Our Supreme Court has held these considerations to be improper factors in aggravation. State v. Jerrett, 309 N.C. 239, 307 S.E.2d 339 (1983); State v. Chatman, 308 N.C. 169, 301 S.E.2d 71 (1983).

Defendants next contend that the court improperly found as aggravating factors in the armed robbery judgments that the victims were "very old" and that Mattie Brown was "physically infirm." We agree. Our case law makes clear that a finding of this factor is not necessarily appropriate in every case in which the victim might be described as "very old" or "physically infirm." See, e.g., State v. Monk, 63 N.C. App. 512, 305 S.E.2d 755 (1983). Our Supreme Court has said that "vulnerability is clearly the concern addressed by this factor." State v. Ahearn, 307 N.C. 584, 603, 300 S.E.2d 689, 701 (1983). We find no evidence in this record tending to suggest that the Browns were rendered more vulnerable to being robbed at gunpoint because of their advanced age. There is no evidence tending to show that the Browns were targeted as victims because of their age, or even that defendants were aware of their age when they selected the Brown home to enter with intent to commit robbery. The record contains no evidence tending to show that the Browns suffered physical injury of any type, or that the emotional discomfort resulting from being victimized was greater or more severe than that experienced by most victims of serious crimes. In short, we find no evidence tending to show that the Browns were selected as victims because of their age, that they were any more vulnerable to being robbed at gunpoint than anyone else, or that the consequences of such robbery were in any way more severe.

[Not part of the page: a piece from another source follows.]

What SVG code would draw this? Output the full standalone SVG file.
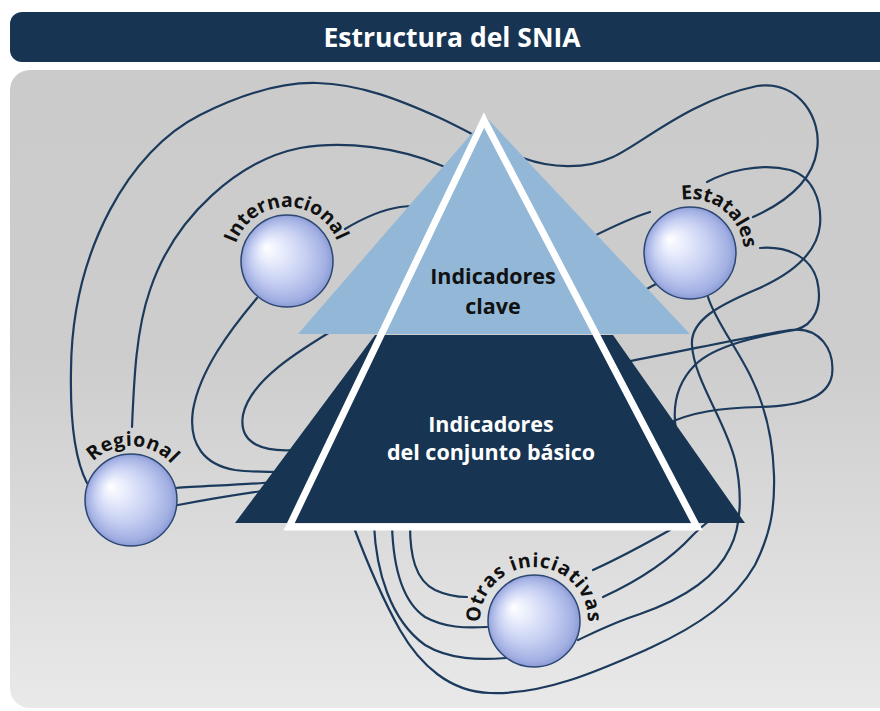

Defendants also assign error to the following findings, present in all judgments forming the basis of this assignment of error:

[1] The defendant has served prior prison terms.
[2] The defendant has a long history of prior criminal activity.

Defendants do not contend that the court erred in finding the statutory factor that defendants have prior convictions for offenses punishable by more than sixty days confinement. They contend instead that in finding the above-quoted non-statutory factors as well, the court improperly relied on the same evidence as that used to support the statutory finding, in violation of G.S. *636 15A-1340.4(a). Our examination of the record reveals that all of the factors listed above are based on the same evidence—defendants' prior criminal records. This Court has held that this is error. State v. Harris, 67 N.C.App. 725, 313 S.E.2d 915 (1984).

Our disposition of the case makes it unnecessary for us to discuss other errors made by the trial judge in the course of finding some ninety aggravating factors. For the benefit of the trial judge on remand we reiterate the admonition of this Court in State v. Baucom, 66 N.C.App. 298, 301-02, 311 S.E.2d 73, 75 (1984);

In light of the increasing number of cases that have been remanded because of erroneous findings of non-statutory factors in aggravation, this Court deems it appropriate to remind trial judges that only one factor in aggravation is necessary to support a sentence greater than the presumptive term. The trial judge must determine that this factor is proved by a preponderance of the evidence and outweighs any mitigating factors. G.S. 15A-1340.4(b). "The balance struck by the trial judge will not be disturbed if there is support in the record for his determination. [Citations omitted]." State v. Davis, 58 N.C.App. 330, 333-34, 293 S.E.2d 658, 661, disc. rev. denied, 306 N.C. 745, 295 S.E.2d 482 (1982). With these rules in mind the trial judge may wish to exercise restraint when considering non-statutory aggravating factors after having found statutory factors. This prudent course of conduct would lessen the chance of having the case remanded for resentencing.

See also State v. Benfield, 67 N.C.App. 490, 313 S.E.2d 198 (1984).

In defendants' trials we find no error, but all cases—except case # 82CRS3298, wherein defendant Wheeler was found guilty of false imprisonment—are remanded for resentencing.

VAUGHN, C.J., and WELLS, J., concur.